Dinosaur Barbeque in Harlem, an offshoot from the original Syracuse locations opened by two bikers, marinates their porkers’ ribs in a dry spice rub for up to 24 hours before slow roasting them to a tender perfection. New York is frequently criticized for its sub-par barbeque, but travel a little north of Manhattan’s ubiquitous Dallas BBQs and Texas Rotisseries and you’ll find there’s good barbeque to be had in the city. Harlem now has two distinguished exiles of America’s south – Bill Clinton and Dinosaur’s barbeque.

Three blocks away, the smell of smoke permeates the air. By the time I walked in the door on Mother’s Day Sunday, my mouth was already salivating. Luckily, Dinosaur’s wide selection of draft beers offer plenty of ways to quench your thirst and awaken your hunger. Once seated, our waitress, Strawberry, informed us she was a mother herself and quickly gave Mrs. Goldberg a high five. The celebration was underway.

Come hungry or don’t come at all should really be Dinosaur’s mantra. While the portions are far from grotesquely large, it’s hard not to keep eating until you engorged self bears an uncanny resemblance to a late in life Marlon Brando (what, too soon? Come on, the fat jokes were okay before he died). But though the ribs are the offer you can’t refuse, the traditional appetizers and desserts are the rub, the dishes you assume are random fillers, but end up being anything but.

The drunken shrimp, boiled in beer and Cajun spices, come with a habanero cocktail sauce, a combination that reminds one of how great non-Emeril New Orleans cuisine can be. The same can be said for the fried green tomatoes, pecorino cheese topping the crisp encasing which surround the succulent, melt-in-your mouth tomato interior. Even the wings are amazing (and I am not a wings fan), most notably the honey flavor covering the mild variety, sweet and salt mixing in a Texas-sky sized swath of taste.

But seriously, on to what we came for – the ribs. “Falling off the bone” is to meat reviews what “genius” is to literary criticism, but in Dinosaur’s case, the moniker actually applies. Gently nudge the meat on the half-rack that comes with the “Extreme Sampler” (enough food to feed the entire population of many Mississippi towns or one Houston (“fattest city in America five years running”) child.

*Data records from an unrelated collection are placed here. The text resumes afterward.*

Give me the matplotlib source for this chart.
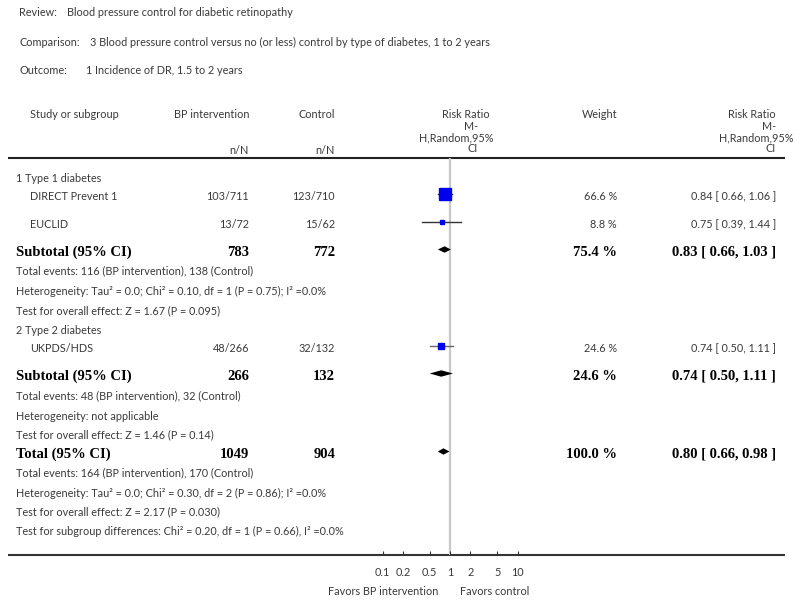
import numpy as np
import matplotlib
matplotlib.use('Agg')
import matplotlib.pyplot as plt

# header info
review = 'Blood pressure control for diabetic retinopathy'
comparison = '3 Blood pressure control versus no (or less) control by type of diabetes, 1 to 2 years'
outcome = '1 Incidence of DR, 1.5 to 2 years'

# study level data
groups = ['1 Type 1 diabetes', '2 Type 2 diabetes']
studies = ['DIRECT Prevent 1', 'EUCLID', 'UKPDS/HDS']
bp_events = [103, 13, 48]
bp_total = [711, 72, 266]
ctl_events = [123, 15, 32]
ctl_total = [710, 62, 132]
rr = [0.84, 0.75, 0.74]
rr_lo = [0.66, 0.39, 0.50]
rr_hi = [1.06, 1.44, 1.11]
weight = [66.6, 8.8, 24.6]

# subtotals / total
sum_labels = ['Subtotal (95% CI)', 'Subtotal (95% CI)', 'Total (95% CI)']
sum_bp_n = [783, 266, 1049]
sum_ctl_n = [772, 132, 904]
sum_weight = [75.4, 24.6, 100.0]
sum_rr = [0.83, 0.74, 0.80]
sum_lo = [0.66, 0.50, 0.66]
sum_hi = [1.03, 1.11, 0.98]

foot1 = ['Total events: 116 (BP intervention), 138 (Control)',
         'Heterogeneity: Tau² = 0.0; Chi² = 0.10, df = 1 (P = 0.75); I² =0.0%',
         'Test for overall effect: Z = 1.67 (P = 0.095)']
foot2 = ['Total events: 48 (BP intervention), 32 (Control)',
         'Heterogeneity: not applicable',
         'Test for overall effect: Z = 1.46 (P = 0.14)']
foot3 = ['Total events: 164 (BP intervention), 170 (Control)',
         'Heterogeneity: Tau² = 0.0; Chi² = 0.30, df = 2 (P = 0.86); I² =0.0%',
         'Test for overall effect: Z = 2.17 (P = 0.030)',
         'Test for subgroup differences: Chi² = 0.20, df = 1 (P = 0.66), I² =0.0%']

xticks = [0.1, 0.2, 0.5, 1, 2, 5, 10]
xtick_labels = ['0.1', '0.2', '0.5', '1', '2', '5', '10']

# layout (pixel rows, y down)
W, H = 800, 602
study_y = [197, 225, 349]
group_y = [178, 330]
sum_y = [252, 376, 454]
foot_y = [[271, 291, 311], [396, 416, 435], [473, 493, 512, 531]]
mark_off = 3

sans = 'Lato'
serif = 'Liberation Serif'
fs = 7.8
fs_b = 10.5
grey = '#3a3a3a'

fig = plt.figure(figsize=(W / 100, H / 100), dpi=100)
tx = fig.add_axes([0, 0, 1, 1])
tx.set_xlim(0, W)
tx.set_ylim(H, 0)
tx.axis('off')

def t(x, y, s, ha='left', bold=False, size=None):
    if bold:
        tx.text(x, y, s, ha=ha, va='center', fontsize=size or fs_b, family=serif,
                fontweight='bold', color='black')
    else:
        tx.text(x, y, s, ha=ha, va='center', fontsize=size or fs, family=sans, color=grey)

# top info
t(19, 13, 'Review:')
t(67, 13, review)
t(19, 42, 'Comparison:')
t(90, 42, comparison)
t(19, 71, 'Outcome:')
t(86, 71, outcome)

# column headers
t(30, 114, 'Study or subgroup')
t(249, 114, 'BP intervention', ha='right')
t(335, 114, 'Control', ha='right')
t(249, 150, 'n/N', ha='right')
t(335, 150, 'n/N', ha='right')
t(490, 114, 'Risk Ratio', ha='right')
t(478, 126, 'M-', ha='right')
t(493, 137.5, 'H,Random,95%', ha='right')
t(478, 149, 'CI', ha='right')
t(617, 114, 'Weight', ha='right')
t(776, 114, 'Risk Ratio', ha='right')
t(776, 126, 'M-', ha='right')
t(793, 137.5, 'H,Random,95%', ha='right')
t(776, 149, 'CI', ha='right')
tx.plot([8, 785], [157.5, 157.5], color='#222222', lw=1.5, solid_capstyle='butt')
tx.plot([8, 785], [554.7, 554.7], color='#333333', lw=1.5, solid_capstyle='butt')

for g, y in zip(groups, group_y):
    t(16, y, g)

for i, s in enumerate(studies):
    y = study_y[i]
    t(30, y, s)
    t(249, y, f'{bp_events[i]}/{bp_total[i]}', ha='right')
    t(335, y, f'{ctl_events[i]}/{ctl_total[i]}', ha='right')
    t(617, y, f'{weight[i]:.1f} %', ha='right')
    t(776, y, f'{rr[i]:.2f} [ {rr_lo[i]:.2f}, {rr_hi[i]:.2f} ]', ha='right')

for i, s in enumerate(sum_labels):
    y = sum_y[i]
    t(16, y, s, bold=True)
    t(249, y, str(sum_bp_n[i]), ha='right', bold=True)
    t(335, y, str(sum_ctl_n[i]), ha='right', bold=True)
    t(617, y, f'{sum_weight[i]:.1f} %', ha='right', bold=True)
    t(776, y, f'{sum_rr[i]:.2f} [ {sum_lo[i]:.2f}, {sum_hi[i]:.2f} ]', ha='right', bold=True)

for lines, ys in zip([foot1, foot2, foot3], foot_y):
    for s, y in zip(lines, ys):
        t(16, y, s)

t(438, 591.5, 'Favors BP intervention', ha='right')
t(460, 591.5, 'Favors control')

# forest plot axes: x log scale, 1 at x=450 px, 67.5 px per decade
px_dec = 67.5
x0, x1 = 370, 530
y_top, y_bot = 158, 554.7
fx = fig.add_axes([x0 / W, 1 - y_bot / H, (x1 - x0) / W, (y_bot - y_top) / H])
fx.patch.set_alpha(0)
fx.set_xscale('log')
fx.set_xlim(10 ** ((x0 - 450) / px_dec), 10 ** ((x1 - 450) / px_dec))
fx.set_ylim(y_bot, y_top)
for sp in fx.spines.values():
    sp.set_visible(False)
fx.axvline(1, color='#c8c8c8', lw=1.6, zorder=1)

for i in range(len(studies)):
    y = study_y[i] - mark_off
    fx.plot([rr_lo[i], rr_hi[i]], [y, y], color='#333333' if i < 2 else '#666666', lw=1, zorder=2)
    side = 1.35 * np.sqrt(weight[i]) * 0.72
    fx.plot(rr[i], y, marker='s', ms=side, color='#0000ee', mec='#0000ee', zorder=3)

for i in range(len(sum_rr)):
    y = sum_y[i] - 2.5
    h = 3.2
    fx.fill([sum_lo[i], sum_rr[i], sum_hi[i], sum_rr[i]], [y, y - h, y, y + h],
            color='black', lw=0, zorder=3)

fx.set_yticks([])
fx.set_xticks(xticks)
fx.set_xticklabels(xtick_labels)
fx.minorticks_off()
fx.tick_params(axis='x', direction='in', length=3, width=0.8, color='#333333',
               labelsize=fs, labelcolor=grey, pad=9)
for lb in fx.get_xticklabels():
    lb.set_family(sans)

fig.savefig('out.png', dpi=100)
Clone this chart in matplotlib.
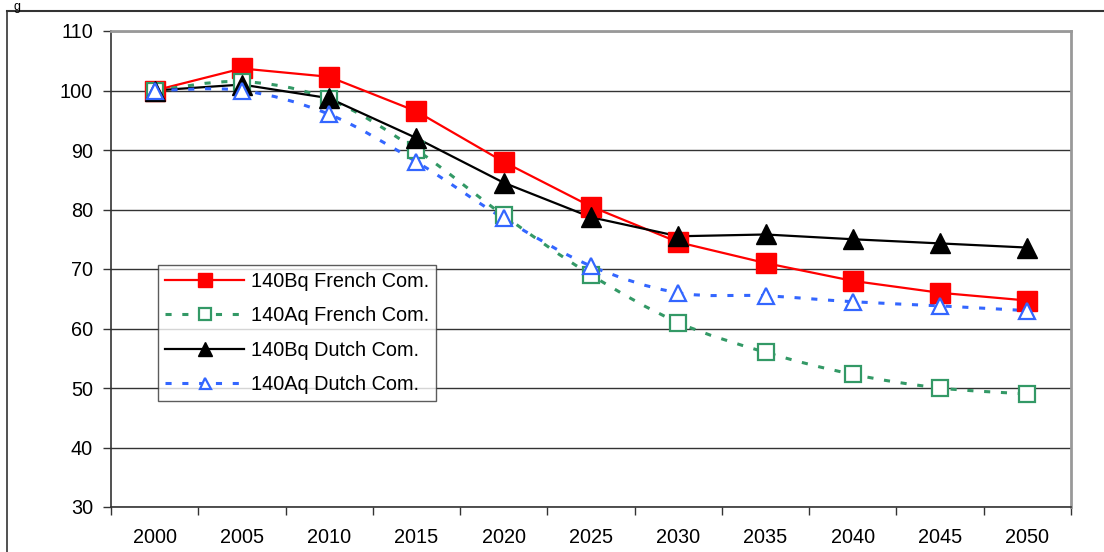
import numpy as np
import matplotlib
matplotlib.use("Agg")
import matplotlib.pyplot as plt
from matplotlib.path import Path
from matplotlib.patches import PathPatch
from matplotlib.lines import Line2D

plt.rcParams['font.family'] = ['Liberation Sans', 'DejaVu Sans']

years = ['2000', '2005', '2010', '2015', '2020', '2025', '2030', '2035', '2040', '2045', '2050']
bq_french = [100, 103.7, 102.3, 96.5, 88, 80.5, 74.5, 71, 68, 66, 64.7]
aq_french = [100, 101.5, 98.5, 90, 79, 69, 61, 56, 52.3, 50, 49]
bq_dutch = [100, 101, 98.7, 92, 84.5, 78.7, 75.5, 75.8, 75, 74.3, 73.6]
aq_dutch = [100, 100, 96, 88, 78.5, 70.5, 66, 65.5, 64.5, 63.8, 63]
labels = ['140Bq French Com.', '140Aq French Com.', '140Bq Dutch Com.', '140Aq Dutch Com.']

FS = 14.3

fig = plt.figure(figsize=(11.04, 5.52), dpi=100)
ax = fig.add_axes([111/1104, 1-507/552, 960/1104, 476/552])

x = np.arange(len(years))


def smooth_path(xs, ys):
    # Excel-style smoothed line: cubic Bezier segments through the points
    verts = [(xs[0], ys[0])]
    codes = [Path.MOVETO]
    n = len(xs)
    for i in range(n - 1):
        p0 = (xs[i - 1], ys[i - 1]) if i > 0 else (xs[i], ys[i])
        p1 = (xs[i], ys[i])
        p2 = (xs[i + 1], ys[i + 1])
        p3 = (xs[i + 2], ys[i + 2]) if i + 2 < n else (xs[i + 1], ys[i + 1])
        t = 1 / 6
        c1 = (p1[0] + (p2[0] - p0[0]) * t, p1[1] + (p2[1] - p0[1]) * t)
        c2 = (p2[0] - (p3[0] - p1[0]) * t, p2[1] - (p3[1] - p1[1]) * t)
        verts += [c1, c2, p2]
        codes += [Path.CURVE4] * 3
    return Path(verts, codes)


series = [
    (bq_french, False, dict(color='#FF0000', ls='-', lw=1.6),
     dict(marker='s', ms=14.5, mfc='#FF0000', mec='#FF0000', mew=1)),
    (aq_french, True, dict(color='#339966', ls=(0, (2, 3.5)), lw=2.2),
     dict(marker='s', ms=11.5, mfc='white', mec='#339966', mew=1.6)),
    (bq_dutch, False, dict(color='#000000', ls='-', lw=1.6),
     dict(marker='^', ms=14.5, mfc='#000000', mec='#000000', mew=1)),
    (aq_dutch, True, dict(color='#3366FF', ls=(0, (2, 3.5)), lw=2.2),
     dict(marker='^', ms=11, mfc='white', mec='#3366FF', mew=1.6)),
]

handles = []
for i, (vals, smooth, lst, mst) in enumerate(series):
    if smooth:
        patch = PathPatch(smooth_path(x, vals), facecolor='none', edgecolor=lst['color'],
                          linestyle=lst['ls'], linewidth=lst['lw'], zorder=3 + i)
        ax.add_patch(patch)
    else:
        ax.plot(x, vals, color=lst['color'], linestyle=lst['ls'], linewidth=lst['lw'], zorder=3 + i)
    ax.plot(x, vals, linestyle='none', zorder=7 + i, **mst)
    handles.append(Line2D([], [], color=lst['color'], linestyle=lst['ls'], linewidth=lst['lw'],
                          marker=mst['marker'], ms=mst['ms'] * 0.72, mfc=mst['mfc'],
                          mec=mst['mec'], mew=mst['mew']))

ax.set_xlim(-0.5, len(years) - 0.5)
ax.set_ylim(30, 110)
ax.set_yticks(np.arange(30, 111, 10))
ax.set_xticks(x)
ax.set_xticklabels(years)
ax.set_xticks(np.arange(-0.5, len(years), 1), minor=True)
ax.tick_params(axis='x', which='major', length=0, pad=15, labelsize=FS)
ax.tick_params(axis='x', which='minor', length=6, width=1, color='#333333')
ax.tick_params(axis='y', length=6, width=1, color='#333333', labelsize=FS, pad=7)

ax.grid(axis='y', color='#333333', linewidth=1)
ax.set_axisbelow(True)
for s in ['top', 'right']:
    ax.spines[s].set_color('#999999')
    ax.spines[s].set_linewidth(2)
for s in ['left', 'bottom']:
    ax.spines[s].set_color('#333333')
    ax.spines[s].set_linewidth(1.2)

leg = ax.legend(handles, labels, loc='upper left', bbox_to_anchor=((158 - 111) / 960, (507 - 265) / 476),
                frameon=True, fancybox=False, fontsize=FS, handlelength=4.0, handletextpad=0.35,
                borderpad=0.35, labelspacing=0.78, borderaxespad=0)
leg.get_frame().set_edgecolor('#333333')
leg.get_frame().set_linewidth(1)
leg.set_zorder(20)

# Outer chart border (top and left)
fig.add_artist(Line2D([7/1104, 7/1104], [0, 1 - 11/552], color='#333333', lw=1.2, transform=fig.transFigure))
fig.add_artist(Line2D([7/1104, 1], [1 - 11/552, 1 - 11/552], color='#333333', lw=1.5, transform=fig.transFigure))
fig.text(14/1104, 0.999, 'g', fontsize=9, va='top', ha='left')

fig.savefig('out.png', dpi=100)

Neither Jordan, Alexis or I came anywhere close to finishing the meal – but Strawberry kindly provided Dino-bags) and the pork practically jumps from bone to plate. In reality, it seems the bones on Dinosaur’s ribs are no more than temporary kebab skewers, a device used merely to get the roasted delicacy to the table in the easiest manner possible. While I am no barbeque expert, these are hands down the best tasting ribs I’ve ever eaten, charcoal and ketchup-based glaze exploding with a wide spectrum of spicy, slightly saccharine, and smoky flavors (apparently all adjectives are required to begin in an “s”). The pulled pork is also incredibly tender and would be great on a sandwich. The chicken is less memorable, but still worth ordering if for nothing else than an additional way to sop up Dinosaur’s marvelous sauces. On a previous visit I ordered the baked beans (very good) and salt potatoes (not my thing). This time, I opted for the crunchy and delightful fries and gooey masterpiece that is the Mac & Cheese.

Despite not having room for dessert, I ordered it anyway, deciding as soon as I heard the words “Strawberry & Rhubarb Pie” leave Strawberry’s mouth. Rose Water’s crumble had been great, but Dinosaur’s pie (more like a crumble itself) was amazing. Served a la mode, the pie was like a good southern style tea, sweet and bitter at the same time.

So thank God for pigs. In a room bedecked with mothers and families adorned in their Sunday best, Dinosaur was a dazzling way to spend Mother’s Day. From perfect ribs, to a smiling and garrulous wait staff, to a beautiful view of the river, Dinosaur had a little bit of everything. Upon leaving, stomach and mind were united in satisfaction – on this day, there was nothing more I could’ve possibly wanted.

**** And a Happy Mother’s Day to my mom. Sorry I couldn’t be there. Hope the coffee was at least a passable substitute.